NEW TECHNOLOGY AND TRIED AND TRUE TRAINING LEAD TO SAFER HOMES
Barry Beaty, PhD, Colorado State University
"We live in a global economy, one where our own country and pocketbooks function best when other countries' economies are robust and well connected. We are starting to have a real understanding that we are not an island anymore, that any disease can reach us in 24 hours. U.S. investment and international partnerships are needed to protect us from global health diseases."
Most of us think of our homes as a safe place, where we feel protected. But for many people around the world, home can be a dangerous place, where the vast majority of vector-borne infections occur, says global health researcher Barry Beaty, PhD. Beaty works to understand, predict and prevent diseases spread by insects to humans, such as malaria and dengue, which are transmitted to humans mainly through mosquitoes. Around the world, these diseases leave overwhelming sickness and death in their wake. Today, we are seeing a resurgence of these diseases around the world and even in the United States.
Through his program in Mexico, Casa Segura (Safe House), Beaty is using tried and true interventions-such as insecticide treated bed nets- as curtains to prevent vector transmission in homes. He is also working with local companies and workers to make their own products, which boosts their economy. "We live in a global economy, one where our own country and pocketbooks function best when other countries' economies are robust and well-connected," says Beaty.
His global health research also includes the development and use of new technology that equips public health officials with real-time data to better anticipate and respond to impending epidemics, not only for countries where the research is being conducted, but also for the U.S. These same technology approaches are being used to detect and prevent West Nile and Lyme disease.

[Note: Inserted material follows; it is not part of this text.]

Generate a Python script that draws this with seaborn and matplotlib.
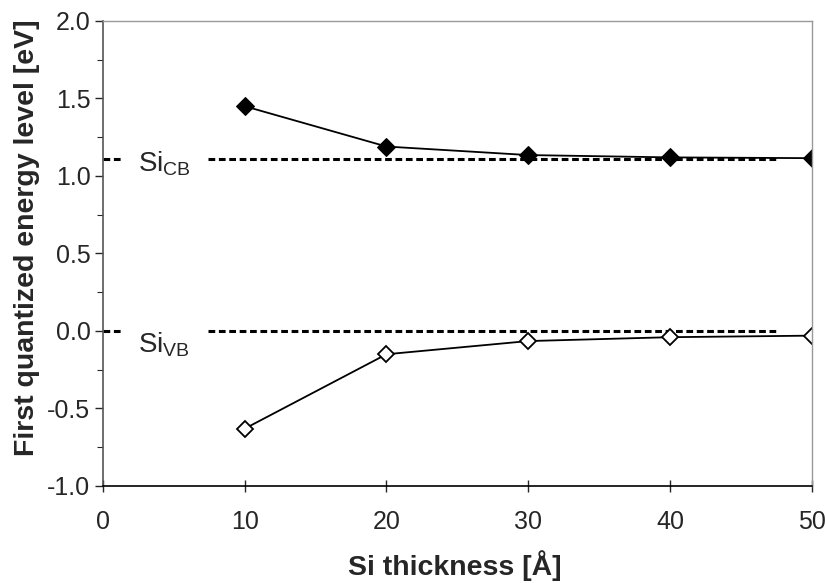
import matplotlib
matplotlib.use("Agg")
import matplotlib.pyplot as plt
import seaborn as sns
import pandas as pd
from matplotlib.ticker import MultipleLocator, FormatStrFormatter

thickness = [10, 20, 30, 40, 50]
cb_level = [1.45, 1.19, 1.135, 1.12, 1.115]
vb_level = [-0.63, -0.15, -0.065, -0.04, -0.03]
si_cb = 1.11
si_vb = 0.0
x_ticks = [0, 10, 20, 30, 40, 50]

sns.set_style("ticks")
plt.rcParams['font.family'] = ['Liberation Sans', 'DejaVu Sans']

fig = plt.figure(figsize=(8.25, 5.83), dpi=100)
ax = fig.add_axes([0.1248, 0.1664, 0.8592, 0.7976])

df_cb = pd.DataFrame({"x": thickness, "y": cb_level})
df_vb = pd.DataFrame({"x": thickness, "y": vb_level})

# reference dashed levels
for lvl in (si_cb, si_vb):
    ax.plot([0, 1.3], [lvl, lvl], ls=(0, (2.2, 1.2)), color="black", lw=2.2)
    ax.plot([7.4, 47.6], [lvl, lvl], ls=(0, (2.2, 1.2)), color="black", lw=2.2)

sns.lineplot(data=df_cb, x="x", y="y", ax=ax, color="black", lw=1.3,
             marker="D", markersize=9, markerfacecolor="black",
             markeredgecolor="black")
sns.lineplot(data=df_vb, x="x", y="y", ax=ax, color="black", lw=1.3,
             marker="D", markersize=8, markerfacecolor="white",
             markeredgecolor="black", markeredgewidth=1.3)

ax.text(2.5, 1.08, r"Si$_{\mathregular{CB}}$", fontsize=20, va="center", ha="left")
ax.text(2.5, -0.09, r"Si$_{\mathregular{VB}}$", fontsize=20, va="center", ha="left")

ax.set_xlim(0, 50)
ax.set_ylim(-1.0, 2.0)
ax.set_xticks(x_ticks)
ax.yaxis.set_major_locator(MultipleLocator(0.5))
ax.yaxis.set_minor_locator(MultipleLocator(0.25))
ax.yaxis.set_major_formatter(FormatStrFormatter("%.1f"))
ax.tick_params(axis="y", which="major", direction="out", length=6, width=1, labelsize=18, pad=3)
ax.tick_params(axis="y", which="minor", direction="out", length=4, width=0.8)
ax.tick_params(axis="x", which="major", direction="inout", length=8, width=1, labelsize=18, pad=13)

for s in ("top", "right"):
    ax.spines[s].set_visible(True)
    ax.spines[s].set_color("#999999")
    ax.spines[s].set_linewidth(1)
for s in ("left", "bottom"):
    ax.spines[s].set_linewidth(1.2)
ax.spines["left"].set_color("#555555")
ax.spines["bottom"].set_color("black")

ax.set_xlabel("Si thickness [Å]", fontsize=20.5, fontweight="bold")
ax.set_ylabel("First quantized energy level [eV]", fontsize=20.5, fontweight="bold")
ax.xaxis.set_label_coords(0.497, -0.138)
ax.yaxis.set_label_coords(-0.089, 0.535)

fig.savefig("out.png", dpi=100)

Beaty stresses that U.S. support of global health research is essential, more so now than ever. "Many of the diseases I work on have huge implications for health, not only on people's health, but on the health of livestock. Introduction of new veterinary diseases could translate into billions of dollars lost in the agriculture community," cautions Beaty. "Health delivers the biggest bang for our buck; put in perspective, the very minor proportion of our economic dollar that is spent on global health research is arguably the most effective way we can protect ourselves from diseases. If we were to pull back now, the resurgence of some diseases would lead to detrimental effects worldwide."